We are outside The Sidewinder on Austin’s famous Sixth Street. Its 9PM and SXSW 2018 is in full swing. The Australian-born left-field singer songwriter is moments away from stepping on stage. As we compliment each other’s outfits, Hoodlem recalls how she recently re-located from Australia to Toronto.
“Toronto has a great music scene for my style of music. Also, it’s closer to the States where I spend a lot of my time.” Hoodlem describes her style of music as “electronic R & B, a little bit glitched out – I listen to heaps of techno and house to keep things interesting.” It’s this experimental attitude to music that has everyone talking.
Hoodlem’s latest single, Teenager, the title track from her upcoming EP dropping late Spring, is a fun and relatable song about seeing someone at a party and developing a crush on them. Tessa talks about how she mostly recorded her EP in Melbourne, and finished it in Toronto. “It’s a really hopeful set of songs. I was in a really positive place artistically and personally, and I think that reflects in my music. I’m looking forward to people hearing it.”
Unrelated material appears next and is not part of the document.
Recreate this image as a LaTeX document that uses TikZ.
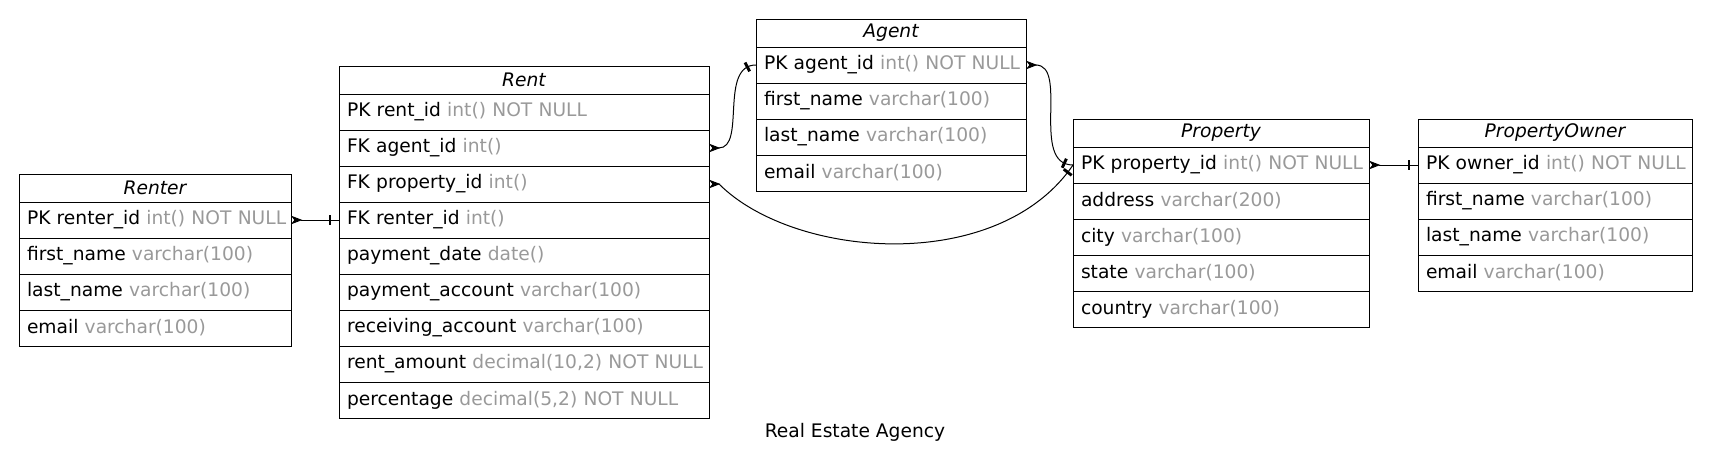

Our conversation moves on to the lack of female producers and the gender gap in music. “Even just walking into a music store and buying equipment. I can walk into a store with a male friend who’s not even a musician, and they will walk up to him and ask how they can help him.
But I think it’s becoming a more prominent dialogue in the industry and women are really fighting for their spot. I think things are changing for sure, but both genders have to fight for change together.”